Listening to Robert Shiller’s online lectures, I’ve often half-written him an email in my head on some point. I distract myself and have to rewind. If you go to the “Drafts” folder in my brain, a third of them are to Robert Shiller.
Essentially, I wanted to tell him something about the humanities. I’m not sure what. Maybe just that the humanities exists. Professor Shiller can be quite perplexing. On the one hand, he’s a hugely influential figure in behavioral economics, and behavioral economics is the field with a great track record in confronting the more brutal absurdities of mainstream economics. On the other hand Shiller still is, frustratingly, very much an economist. Although behavioral economics may ameliorate some of the features of scientistic finance and economics which humanities scholars tend to find so frustrating, it never goes nearly far enough.
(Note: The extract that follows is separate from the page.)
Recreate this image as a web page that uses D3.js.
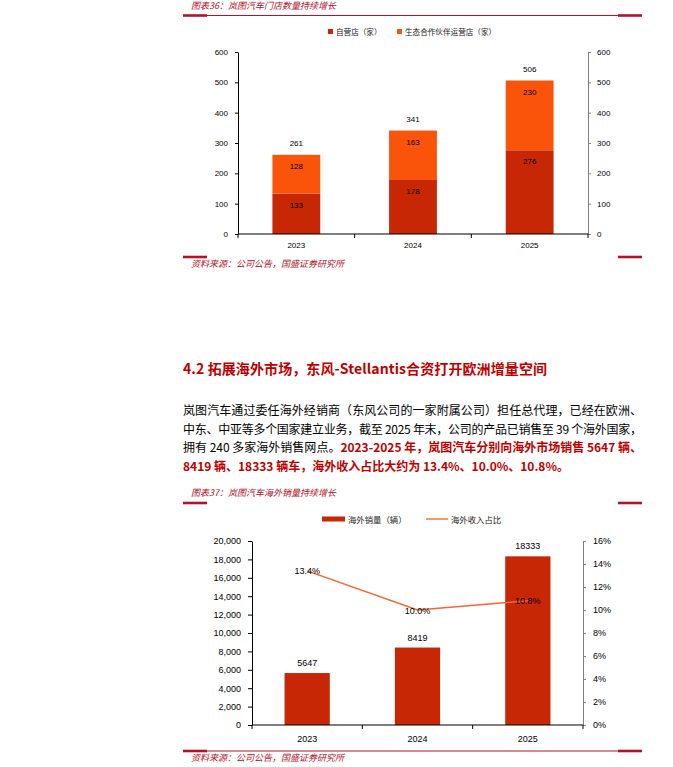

So I’m happy to see this article from him!
Behavioral economics was economics with an input from the psychology department. Every department has its own tool kit for approaching research; we were very much influenced by psychology. Maybe a little sociology, maybe a little anthropology, but nevertheless all social-science fields.
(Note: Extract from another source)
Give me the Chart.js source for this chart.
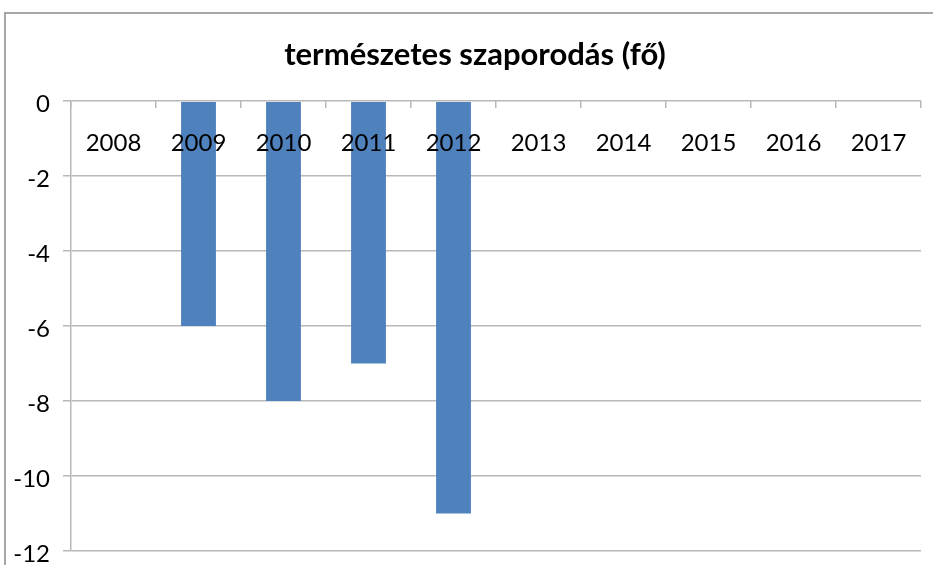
<!DOCTYPE html>
<html>
<head>
<meta charset="utf-8">
<script src="https://cdn.jsdelivr.net/npm/chart.js@4"></script>
<style>
    html, body { margin: 0; padding: 0; background: #fff; }
    #wrap { width: 933px; height: 565px; }
</style>
</head>
<body>
<div id="wrap"><canvas id="chart" width="933" height="565"></canvas></div>
<script>
// Data
const years = ['2008', '2009', '2010', '2011', '2012', '2013', '2014', '2015', '2016', '2017'];
const growth = [0, -6, -8, -7, -11, 0, 0, 0, 0, 0];
const yMin = -12;
const yMax = 0;
const yStep = 2;

const titleText = 'természetes szaporodás (fő)';
const barColor = '#4F81BD';
const gridColor = '#B8B8B8';
const tickFont = { family: 'Lato', size: 24 };

// Grey frame of the chart object (top and left edges visible)
const framePlugin = {
    id: 'frame',
    afterLayout(chart) {
        // let the y labels spill left of the narrow axis box
        chart.scales.y.left = 0;
    },
    beforeDraw(chart) {
        const ctx = chart.ctx;
        ctx.save();
        ctx.strokeStyle = '#A6A6A6';
        ctx.lineWidth = 2;
        ctx.beginPath();
        ctx.moveTo(5, chart.height + 2);
        ctx.lineTo(5, 13);
        ctx.lineTo(chart.width + 2, 13);
        ctx.stroke();
        ctx.restore();
    }
};

const ctx = document.getElementById('chart').getContext('2d');

new Chart(ctx, {
    type: 'bar',
    data: {
        labels: years,
        datasets: [{
            data: growth,
            backgroundColor: barColor,
            borderWidth: 0,
            barPercentage: 0.41,
            categoryPercentage: 1.0,
        }]
    },
    options: {
        responsive: false,
        animation: false,
        layout: {
            padding: { left: 29, right: 12, top: 0, bottom: 0 }
        },
        plugins: {
            legend: { display: false },
            tooltip: { enabled: false },
            title: {
                display: true,
                text: titleText,
                color: '#000',
                font: { family: 'Lato', size: 31, weight: 'bold' },
                padding: { top: 36, bottom: 28 }
            }
        },
        scales: {
            x: {
                position: { y: 0 },
                offset: true,
                grid: {
                    display: true,
                    drawOnChartArea: false,
                    drawTicks: true,
                    tickLength: 7,
                    color: gridColor,
                    lineWidth: 1.5,
                    offset: true
                },
                border: { display: false },
                ticks: {
                    z: 1,
                    color: '#000',
                    font: tickFont,
                    padding: 21,
                    maxRotation: 0,
                    autoSkip: false
                },
                afterFit(scale) {
                    scale.height = 0;
                    scale.paddingTop = 0;
                    scale.paddingBottom = 0;
                    scale.paddingLeft = 0;
                    scale.paddingRight = 0;
                }
            },
            y: {
                min: yMin,
                max: yMax,
                ticks: {
                    stepSize: yStep,
                    color: '#000',
                    font: tickFont,
                    padding: 13,
                    labelOffset: 3
                },
                grid: {
                    color: gridColor,
                    lineWidth: 1.5,
                    tickLength: 8
                },
                border: { color: gridColor, width: 1.5 },
                afterFit(scale) {
                    scale.width = 42;
                    scale.paddingTop = 0;
                    scale.paddingBottom = 14;
                }
            }
        }
    },
    plugins: [framePlugin]
});
</script>
</body>
</html>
I’m starting now, with my more recent work, to think that we have to look at the humanities as well. There is something difficult to formalize about human beings, but something that we nonetheless have to understand, and I think one way to do that is with an approach that I’m calling “narrative economics”: taking economics and adding the study of the narratives that people transmit.
If Shiller is serious about narrative economics, he may want to give poststructuralism a whirl, and see if he can shake the set of intellectual habits that make “human instinct for storytelling” seem like an appropriate way of introducing an endeavor of this kind.